§ **What the task asks**
Quote the whole listing exactly. Leave the pictures out of your copy.

§ **Source data**
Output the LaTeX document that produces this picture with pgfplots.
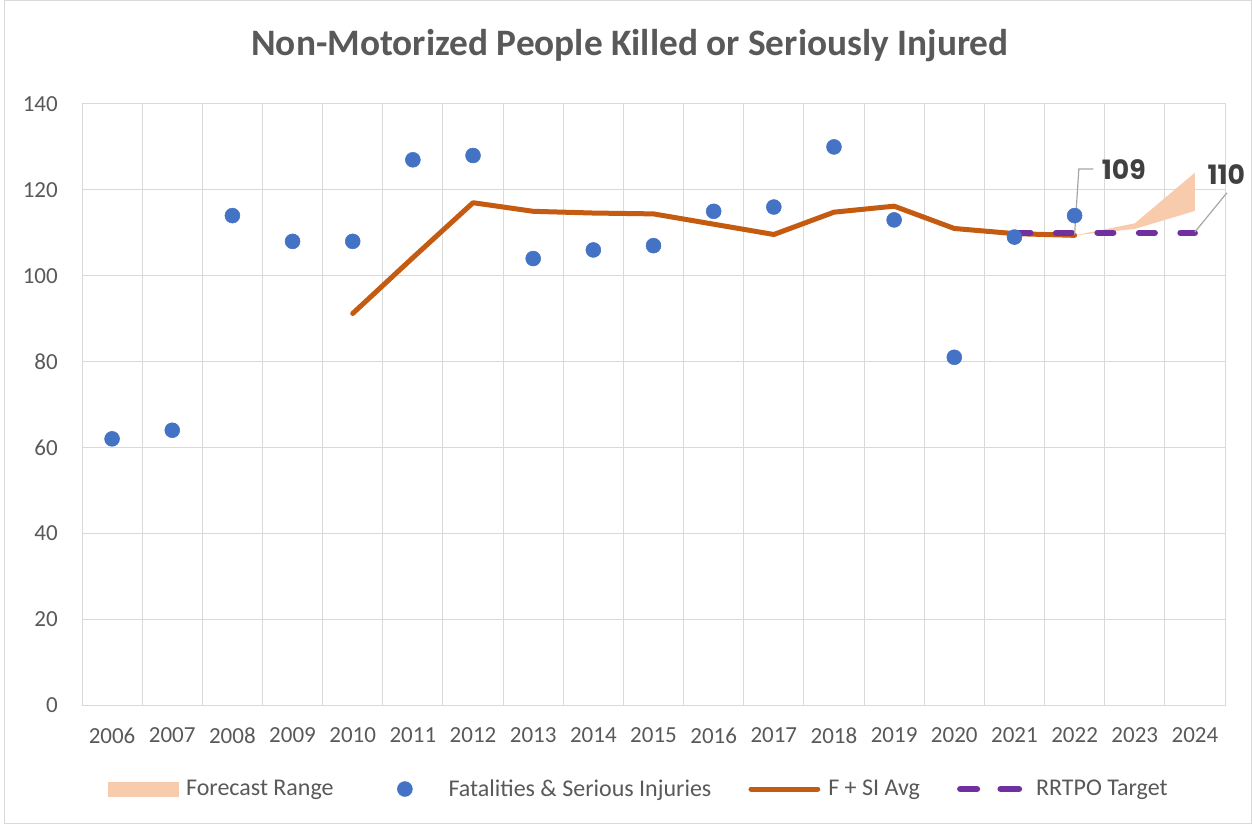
\documentclass[border=0pt]{standalone}
\usepackage{fontspec}
\setmainfont{Carlito}
\newfontfamily\poppins{Poppins}
\usepackage{pgfplots}
\pgfplotsset{compat=1.18}
\definecolor{gridc}{HTML}{D9D9D9}
\definecolor{txt}{HTML}{595959}
\definecolor{dotc}{HTML}{4472C4}
\definecolor{avgc}{HTML}{C55A11}
\definecolor{tgtc}{HTML}{7030A0}
\definecolor{fcc}{HTML}{F8CBAD}
\definecolor{lblc}{HTML}{404040}
\definecolor{leadc}{HTML}{A6A6A6}
\begin{document}
\begin{tikzpicture}[x=0.75pt,y=0.75pt]
\useasboundingbox (0,0) rectangle (1252,824);
\draw[gridc, line width=0.75pt] (4.5,0.5) rectangle (1251.5,823.5);
\node[txt, font=\fontsize{28}{33}\selectfont\bfseries] at (630,778) {Non-Motorized People Killed or Seriously Injured};
\begin{axis}[
  at={(61.5pt,89.25pt)}, anchor=south west,
  scale only axis, width=857.25pt, height=450.75pt,
  xmin=0, xmax=19, ymin=0, ymax=140,
  xtick={0.5,1.5,2.5,3.5,4.5,5.5,6.5,7.5,8.5,9.5,10.5,11.5,12.5,13.5,14.5,15.5,16.5,17.5,18.5},
  xticklabels={2006,2007,2008,2009,2010,2011,2012,2013,2014,2015,2016,2017,2018,2019,2020,2021,2022,2023,2024},
  minor xtick={0,1,...,19},
  ytick={0,20,...,140},
  xminorgrids, ymajorgrids,
  grid style={gridc, line width=0.75pt},
  minor grid style={gridc, line width=0.75pt},
  axis line style={gridc, line width=0.75pt},
  major tick length=0pt, minor tick length=0pt,
  tick style={draw=none},
  /pgf/number format/assume math mode=true,
  ticklabel style={font=\fontsize{17.25}{20}\selectfont, text=txt},
  xticklabel style={inner sep=0pt, anchor=north, yshift=-17pt},
  yticklabel style={inner sep=0pt, anchor=east, xshift=-18pt},
  clip=false,
  legend columns=4,
  legend style={at={(axis description cs:0.0227,-0.1398)}, anchor=west, draw=none, fill=none, inner sep=0pt,
    font=\fontsize{18}{21}\selectfont, text=txt,
    nodes={inner sep=0pt, anchor=west},
    /tikz/every odd column/.append style={column sep=6pt},
    /tikz/every even column/.append style={column sep=27.75pt}},
]
% forecast range
\addplot[fill=fcc, draw=none, forget plot] coordinates {(16.5,109.4) (17.5,112.2) (18.5,124.0) (18.5,115.1) (17.5,110.9) (16.5,109.4)} -- cycle;
% 5-year average
\addplot[avgc, line width=3.75pt, line cap=round, line join=round, forget plot] coordinates {
(4.5,91.2) (5.5,104.2) (6.5,117.0) (7.5,115.0) (8.5,114.6) (9.5,114.4) (10.5,112.0) (11.5,109.6) (12.5,114.8) (13.5,116.2) (14.5,111.0) (15.5,109.8) (16.5,109.4)};
% target
\addplot[tgtc, line width=4.5pt, line cap=round, dash pattern=on 12pt off 19.1pt, forget plot] coordinates {
(15.5,110) (16.5,110) (17.5,110) (18.5,110)};
% annual values
\addplot[only marks, mark=*, mark size=5.6pt, mark options={draw=dotc, fill=dotc}, forget plot] coordinates {
(0.5,62) (1.5,64) (2.5,114) (3.5,108) (4.5,108) (5.5,127) (6.5,128) (7.5,104) (8.5,106) (9.5,107) (10.5,115) (11.5,116) (12.5,130) (13.5,113) (14.5,81) (15.5,109) (16.5,114)};
% leader lines and labels
\draw[leadc, line width=0.9pt] (axis cs:16.5,109.6) -- (axis cs:16.57,124.85) -- (axis cs:16.81,124.85);
\draw[leadc, line width=0.9pt] (axis cs:18.5,110.2) -- (axis cs:19.03,119.3);
\node[lblc, font=\poppins\bfseries\fontsize{20}{24}\selectfont, inner sep=0pt, anchor=west] at (axis cs:16.95,124.7) {109};
\node[lblc, font=\poppins\bfseries\fontsize{20}{24}\selectfont, inner sep=0pt, anchor=center] at (axis cs:19.02,123.6) {110};
% legend
\addlegendimage{legend image code/.code={\fill[fcc] (0pt,-5.25pt) rectangle (52pt,5.25pt);}}
\addlegendentry{Forecast Range}
\addlegendimage{legend image code/.code={\path (0pt,0pt) (52pt,0pt); \fill[dotc] (25.5pt,0pt) circle (5.6pt);}}
\addlegendentry{Fatalities \& Serious Injuries}
\addlegendimage{legend image code/.code={\draw[avgc, line width=3.75pt, line cap=round] (1.9pt,0pt) -- (52pt,0pt);}}
\addlegendentry{F + SI Avg}
\addlegendimage{legend image code/.code={\draw[tgtc, line width=4.5pt, line cap=round] (2.25pt,0pt) -- (15pt,0pt) (32.5pt,0pt) -- (46.5pt,0pt); \path (0pt,0pt) (53pt,0pt);}}
\addlegendentry{RRTPO Target}
\end{axis}
\end{tikzpicture}
\end{document}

§ **Response below**
Output the LaTeX document that produces this picture with pgfplots.
\documentclass[border=0pt]{standalone}
\usepackage{fontspec}
\setmainfont{Carlito}
\newfontfamily\poppins{Poppins}
\usepackage{pgfplots}
\pgfplotsset{compat=1.18}
\definecolor{gridc}{HTML}{D9D9D9}
\definecolor{txt}{HTML}{595959}
\definecolor{dotc}{HTML}{4472C4}
\definecolor{avgc}{HTML}{C55A11}
\definecolor{tgtc}{HTML}{7030A0}
\definecolor{fcc}{HTML}{F8CBAD}
\definecolor{lblc}{HTML}{404040}
\definecolor{leadc}{HTML}{A6A6A6}
\begin{document}
\begin{tikzpicture}[x=0.75pt,y=0.75pt]
\useasboundingbox (0,0) rectangle (1252,824);
\draw[gridc, line width=0.75pt] (4.5,0.5) rectangle (1251.5,823.5);
\node[txt, font=\fontsize{28}{33}\selectfont\bfseries] at (630,778) {Non-Motorized People Killed or Seriously Injured};
\begin{axis}[
  at={(61.5pt,89.25pt)}, anchor=south west,
  scale only axis, width=857.25pt, height=450.75pt,
  xmin=0, xmax=19, ymin=0, ymax=140,
  xtick={0.5,1.5,2.5,3.5,4.5,5.5,6.5,7.5,8.5,9.5,10.5,11.5,12.5,13.5,14.5,15.5,16.5,17.5,18.5},
  xticklabels={2006,2007,2008,2009,2010,2011,2012,2013,2014,2015,2016,2017,2018,2019,2020,2021,2022,2023,2024},
  minor xtick={0,1,...,19},
  ytick={0,20,...,140},
  xminorgrids, ymajorgrids,
  grid style={gridc, line width=0.75pt},
  minor grid style={gridc, line width=0.75pt},
  axis line style={gridc, line width=0.75pt},
  major tick length=0pt, minor tick length=0pt,
  tick style={draw=none},
  /pgf/number format/assume math mode=true,
  ticklabel style={font=\fontsize{17.25}{20}\selectfont, text=txt},
  xticklabel style={inner sep=0pt, anchor=north, yshift=-17pt},
  yticklabel style={inner sep=0pt, anchor=east, xshift=-18pt},
  clip=false,
  legend columns=4,
  legend style={at={(axis description cs:0.0227,-0.1398)}, anchor=west, draw=none, fill=none, inner sep=0pt,
    font=\fontsize{18}{21}\selectfont, text=txt,
    nodes={inner sep=0pt, anchor=west},
    /tikz/every odd column/.append style={column sep=6pt},
    /tikz/every even column/.append style={column sep=27.75pt}},
]
% forecast range
\addplot[fill=fcc, draw=none, forget plot] coordinates {(16.5,109.4) (17.5,112.2) (18.5,124.0) (18.5,115.1) (17.5,110.9) (16.5,109.4)} -- cycle;
% 5-year average
\addplot[avgc, line width=3.75pt, line cap=round, line join=round, forget plot] coordinates {
(4.5,91.2) (5.5,104.2) (6.5,117.0) (7.5,115.0) (8.5,114.6) (9.5,114.4) (10.5,112.0) (11.5,109.6) (12.5,114.8) (13.5,116.2) (14.5,111.0) (15.5,109.8) (16.5,109.4)};
% target
\addplot[tgtc, line width=4.5pt, line cap=round, dash pattern=on 12pt off 19.1pt, forget plot] coordinates {
(15.5,110) (16.5,110) (17.5,110) (18.5,110)};
% annual values
\addplot[only marks, mark=*, mark size=5.6pt, mark options={draw=dotc, fill=dotc}, forget plot] coordinates {
(0.5,62) (1.5,64) (2.5,114) (3.5,108) (4.5,108) (5.5,127) (6.5,128) (7.5,104) (8.5,106) (9.5,107) (10.5,115) (11.5,116) (12.5,130) (13.5,113) (14.5,81) (15.5,109) (16.5,114)};
% leader lines and labels
\draw[leadc, line width=0.9pt] (axis cs:16.5,109.6) -- (axis cs:16.57,124.85) -- (axis cs:16.81,124.85);
\draw[leadc, line width=0.9pt] (axis cs:18.5,110.2) -- (axis cs:19.03,119.3);
\node[lblc, font=\poppins\bfseries\fontsize{20}{24}\selectfont, inner sep=0pt, anchor=west] at (axis cs:16.95,124.7) {109};
\node[lblc, font=\poppins\bfseries\fontsize{20}{24}\selectfont, inner sep=0pt, anchor=center] at (axis cs:19.02,123.6) {110};
% legend
\addlegendimage{legend image code/.code={\fill[fcc] (0pt,-5.25pt) rectangle (52pt,5.25pt);}}
\addlegendentry{Forecast Range}
\addlegendimage{legend image code/.code={\path (0pt,0pt) (52pt,0pt); \fill[dotc] (25.5pt,0pt) circle (5.6pt);}}
\addlegendentry{Fatalities \& Serious Injuries}
\addlegendimage{legend image code/.code={\draw[avgc, line width=3.75pt, line cap=round] (1.9pt,0pt) -- (52pt,0pt);}}
\addlegendentry{F + SI Avg}
\addlegendimage{legend image code/.code={\draw[tgtc, line width=4.5pt, line cap=round] (2.25pt,0pt) -- (15pt,0pt) (32.5pt,0pt) -- (46.5pt,0pt); \path (0pt,0pt) (53pt,0pt);}}
\addlegendentry{RRTPO Target}
\end{axis}
\end{tikzpicture}
\end{document}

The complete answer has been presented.